October 8, 1981 A Kentucky State Police “saturated patrol” that resulted in the arrests of 111 people in Knott County last week will soon make an appearance in Letcher County, state police spokesmen said. The Knott County patrol resulted in 65 arrests for public intoxication and drinking on the highway and 46 arrests for driving on the highway while under the influence of alcoholic beverages. In addition, 322 citations — ranging from speeding to drinking in public — were issued, 106 courtesy notices were written, and 277 vehicles were inspected.

. The water level in the Jenkins reservoir has dropped more than a foot in a short period, and city officials are worried about the possibility of a repeat of last year’s troubles when Jenkins Lake nearly dried up and left 4,000 residents without water.

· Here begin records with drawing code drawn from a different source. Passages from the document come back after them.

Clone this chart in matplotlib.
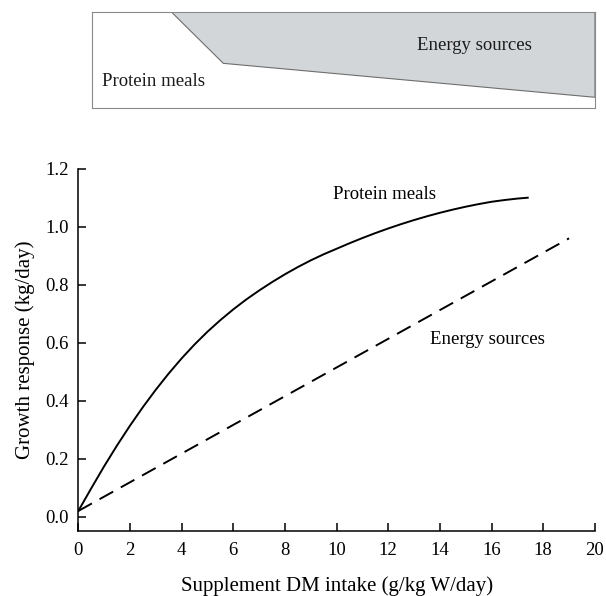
import matplotlib
matplotlib.use("Agg")
import matplotlib.pyplot as plt
from matplotlib.patches import Polygon

plt.rcParams['font.family'] = ['Liberation Serif', 'DejaVu Serif']

# Growth response data
protein_x = [0, 0.5, 1, 1.5, 2, 2.5, 3, 3.5, 4, 4.5, 5, 5.5, 6, 6.5, 7, 7.5, 8,
             8.5, 9, 9.5, 10, 10.5, 11, 11.5, 12, 12.5, 13, 13.5, 14, 14.5, 15,
             15.5, 16, 16.5, 17, 17.4]
protein_y = [0.020, 0.098, 0.174, 0.246, 0.314, 0.378, 0.438, 0.494, 0.546,
             0.594, 0.638, 0.678, 0.715, 0.749, 0.780, 0.809, 0.836, 0.861,
             0.884, 0.905, 0.924, 0.943, 0.961, 0.978, 0.994, 1.009, 1.023,
             1.036, 1.048, 1.059, 1.069, 1.078, 1.086, 1.092, 1.097, 1.100]
energy_x = [0, 19.0]
energy_y = [0.02, 0.96]

x_ticks = [0, 2, 4, 6, 8, 10, 12, 14, 16, 18, 20]
y_ticks = [0.0, 0.2, 0.4, 0.6, 0.8, 1.0, 1.2]
y_tick_labels = ["0.0", "0.2", "0.4", "0.6", "0.8", "1.0", "1.2"]

# Top panel: share of supplement-type band (axes fractions)
band_x = [0.159, 0.2615, 1.0, 1.0]
band_y = [1.0, 0.465, 0.109, 1.0]

W, H = 606, 596
fig = plt.figure(figsize=(W / 100, H / 100), dpi=100)

# ---- top panel ----
axt = fig.add_axes([91.7 / W, 1 - 107.7 / H, (595 - 91.7) / W, (107.7 - 12.3) / H])
axt.set_xlim(0, 1)
axt.set_ylim(0, 1)
axt.set_xticks([])
axt.set_yticks([])
for s in axt.spines.values():
    s.set_color('#8a8a8a')
    s.set_linewidth(0.8)
axt.add_patch(Polygon(list(zip(band_x, band_y)), closed=True,
                      facecolor='#d3d6d8', edgecolor='#6e6e6e', linewidth=0.8))
axt.text(0.646, 0.657, "Energy sources", fontsize=13.5, va='center', ha='left', color='#1a1a1a')
axt.text(0.02, 0.273, "Protein meals", fontsize=13.5, va='center', ha='left', color='#1a1a1a')

# ---- main panel ----
x0 = 78.3
ax = fig.add_axes([x0 / W, 1 - 531 / H, (594.9 - x0) / W, (531 - 168.7) / H])
ax.plot(protein_x, protein_y, color='black', lw=1.4, solid_joinstyle='round')
ax.plot(energy_x, energy_y, color='black', lw=1.4, dashes=(8, 4.5))
ax.set_xlim(0, 20)
ax.set_ylim(-0.049, 1.2)
ax.set_xticks(x_ticks)
ax.set_yticks(y_ticks)
ax.set_yticklabels(y_tick_labels)
for s in ['top', 'right']:
    ax.spines[s].set_visible(False)
for s in ['left', 'bottom']:
    ax.spines[s].set_linewidth(1.1)
ax.tick_params(axis='both', direction='in', length=6, width=1.1, labelsize=13.5)
ax.tick_params(axis='y', pad=7)
ax.tick_params(axis='x', pad=8)
ax.set_xlabel("Supplement DM intake (g/kg W/day)", fontsize=15, labelpad=12)
ax.set_ylabel("Growth response (kg/day)", fontsize=15, labelpad=7)
ax.text(9.87, 1.11, "Protein meals", fontsize=13.5, va='center', ha='left')
ax.text(13.6, 0.61, "Energy sources", fontsize=13.5, va='center', ha='left')

fig.savefig("out.png", dpi=100)
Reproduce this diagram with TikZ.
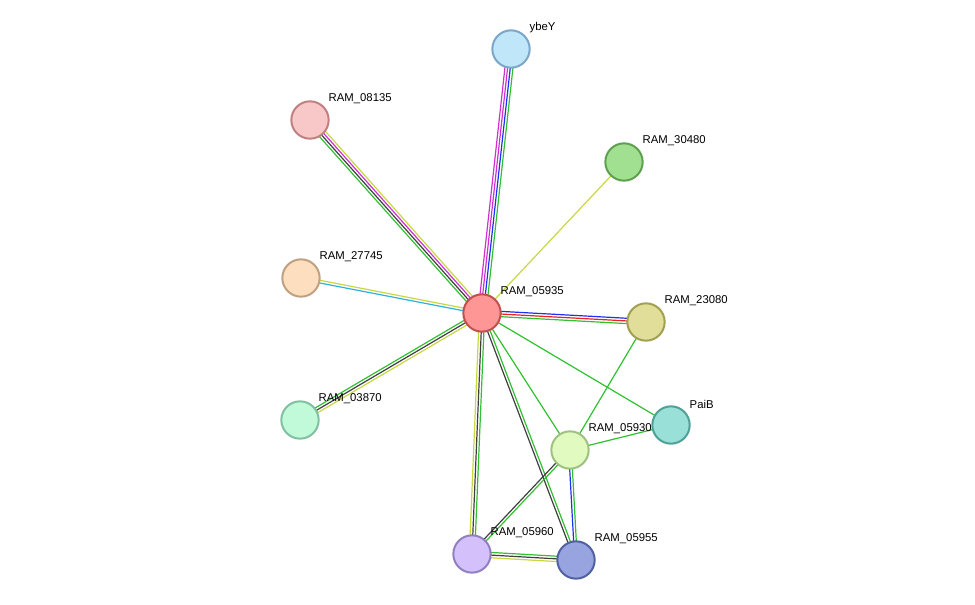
\documentclass[tikz,border=0pt]{standalone}
\usepackage{fontspec}
\setmainfont{Liberation Sans}
\usetikzlibrary{calc}
\definecolor{eyel}{HTML}{C8D840}
\definecolor{egrn}{HTML}{30C030}
\definecolor{eblu}{HTML}{2030F0}
\definecolor{eblk}{HTML}{404040}
\definecolor{emag}{HTML}{D030D0}
\definecolor{ered}{HTML}{F02020}
\definecolor{ecya}{HTML}{30B0E0}
\tikzset{
  prot/.style={circle,draw,line width=1.5pt,minimum size=28pt,inner sep=0pt},
  lbl/.style={anchor=west,font=\fontsize{8.5}{10}\selectfont}
}
\begin{document}
\begin{tikzpicture}[x=0.75pt,y=-0.75pt]
	\useasboundingbox (0,0) rectangle (975,605);
	\coordinate (c) at (482,313);
	\coordinate (ybeY) at (511,49);
	\coordinate (r08135) at (310,120);
	\coordinate (r30480) at (624,162);
	\coordinate (r27745) at (301,278);
	\coordinate (r23080) at (646,322);
	\coordinate (r03870) at (300,420);
	\coordinate (paiB) at (671,425);
	\coordinate (r05930) at (570,450);
	\coordinate (r05960) at (472,554);
	\coordinate (r05955) at (576,560);
	% edges
	\foreach \a/\b/\n/\cols in {c/ybeY/4/{egrn,eblu,emag,emag}, c/r08135/4/{eyel,emag,eblk,egrn},
		c/r30480/1/{eyel}, c/r27745/2/{eyel,ecya}, c/r23080/3/{egrn,ered,eblu},
		c/r03870/3/{egrn,eblk,eyel}, c/paiB/1/{egrn}, c/r05930/1/{egrn},
		c/r05960/3/{eyel,eblk,egrn}, c/r05955/2/{eblk,egrn}, r23080/r05930/1/{egrn},
		r05930/paiB/1/{egrn}, r05930/r05960/2/{eblk,egrn}, r05930/r05955/2/{eblu,egrn},
		r05960/r05955/3/{eyel,eblk,egrn}}
		\foreach \col [count=\i] in \cols
			\draw[\col,line width=0.9pt]
				($(\a)!{(\i-(\n+1)/2)*2pt}!90:(\b)$) -- ($(\b)!{(\i-(\n+1)/2)*2pt}!-90:(\a)$);
	% proteins
	\node[prot,fill={rgb,255:red,255;green,150;blue,150},draw={rgb,255:red,192;green,80;blue,80}] (n05935) at (c) {};
	\node[prot,fill={rgb,255:red,192;green,230;blue,250},draw={rgb,255:red,122;green,166;blue,200}] (nybeY) at (ybeY) {};
	\node[prot,fill={rgb,255:red,248;green,200;blue,200},draw={rgb,255:red,192;green,128;blue,128}] (n08135) at (r08135) {};
	\node[prot,fill={rgb,255:red,160;green,224;blue,144},draw={rgb,255:red,95;green,160;blue,80}] (n30480) at (r30480) {};
	\node[prot,fill={rgb,255:red,253;green,223;blue,192},draw={rgb,255:red,192;green,160;blue,128}] (n27745) at (r27745) {};
	\node[prot,fill={rgb,255:red,224;green,222;blue,152},draw={rgb,255:red,160;green,160;blue,80}] (n23080) at (r23080) {};
	\node[prot,fill={rgb,255:red,192;green,250;blue,216},draw={rgb,255:red,128;green,192;blue,160}] (n03870) at (r03870) {};
	\node[prot,fill={rgb,255:red,152;green,224;blue,216},draw={rgb,255:red,80;green,160;blue,152}] (npaiB) at (paiB) {};
	\node[prot,fill={rgb,255:red,224;green,250;blue,192},draw={rgb,255:red,160;green,192;blue,128}] (n05930) at (r05930) {};
	\node[prot,fill={rgb,255:red,212;green,192;blue,250},draw={rgb,255:red,144;green,128;blue,192}] (n05960) at (r05960) {};
	\node[prot,fill={rgb,255:red,152;green,164;blue,224},draw={rgb,255:red,80;green,96;blue,160}] (n05955) at (r05955) {};
	% labels
	\foreach \p/\t in {c/RAM\_05935, ybeY/ybeY, r08135/RAM\_08135, r30480/RAM\_30480,
		r27745/RAM\_27745, r23080/RAM\_23080, r03870/RAM\_03870, paiB/PaiB,
		r05930/RAM\_05930, r05960/RAM\_05960, r05955/RAM\_05955}
		\node[lbl] (l\p) at ($(\p)+(14,-21)$) {\t};
\end{tikzpicture}
\end{document}
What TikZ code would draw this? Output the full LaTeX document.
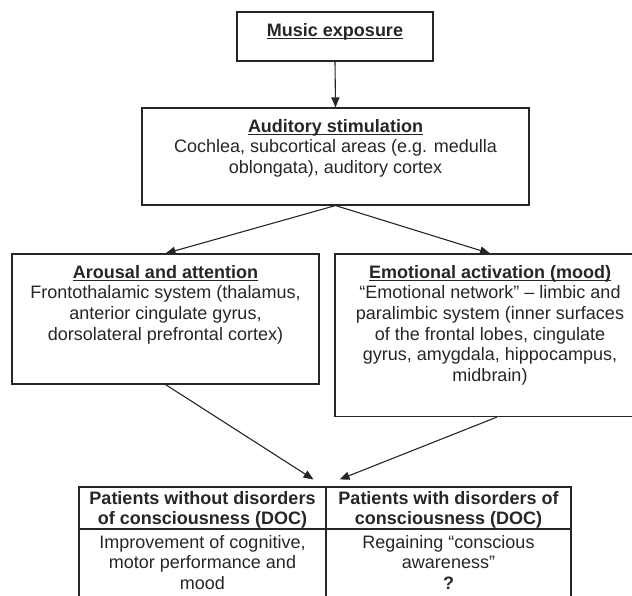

. A new special grand jury is to go into session this week to “investigate election corruption, if any” which may have occurred during the May primary. This is the second time in two years that a special grand jury has been called to investigate county-government related charges of misconduct.

. Letcher County’s unemployment rate is 10.4 percent. The county is one of 14 in eastern Kentucky with jobless rates above 10 percent.

October 9, 1991 Several Letcher County families — mainly Breedings and Isons — played a major part in research on a eye disease presented this week at an international genetics conference in Washington, D.C. Teachers at the University of Texas Health Science Center in Houston, Tex., located a gene that causes a form of retinitis pigmentosa, a hereditary eye disease that often leads to blindness. Many members of the two Letcher County families have the disease, sometimes known as RP. Since 1975, the Texas researchers have been to Letcher County five times to examine members of the Breeding and Ison families who were here for family reunions. The 600 or so family members were willing to give time and samples of their blood to the research, which was centered on their family disease.

. A Letcher County man is to be treated for a tumor this week with a new machine that is revolutionizing brain surgery. The machine, known as the gamma knife, was installed last month at the University of Kentucky and one of only 10 in the United States and 24 in the world. The Letcher County man is Bill Howard of Neon. The surgery will be the fourth which Howard has undergone in an effort to be free of a brain tumor.

. Members of the Jenkins City Council say they will pay 18,240 to correct a design problem in the city’s new sewage treatment plant.

October 10, 2001 The Letcher Fiscal Court has approved the first reading of an ordinance to regulate the way the petroleum industry builds natural gas pipelines here. The new ordinance comes from an unusual source — talks between the citizens group Kentuckians for the Commonwealth and Columbia Natural Resources Inc., one of the state’s largest natural gas drilling companies.

. Appalshop is on the road, bringing its two-year national tour “Voices from Home” to New York City. “Voices from Home” features artists from Appalachia and New York whose work explores the cultures of rural Appalachia and urban New York — including Puerto Rican communities in the Bronx.

. Defending Region 8 volleyball champion Letcher will be going after its third straight championship when the six-team, double-elimination District 32 tournament opens this week at the Sherman Neace Athletic Center in Hazard.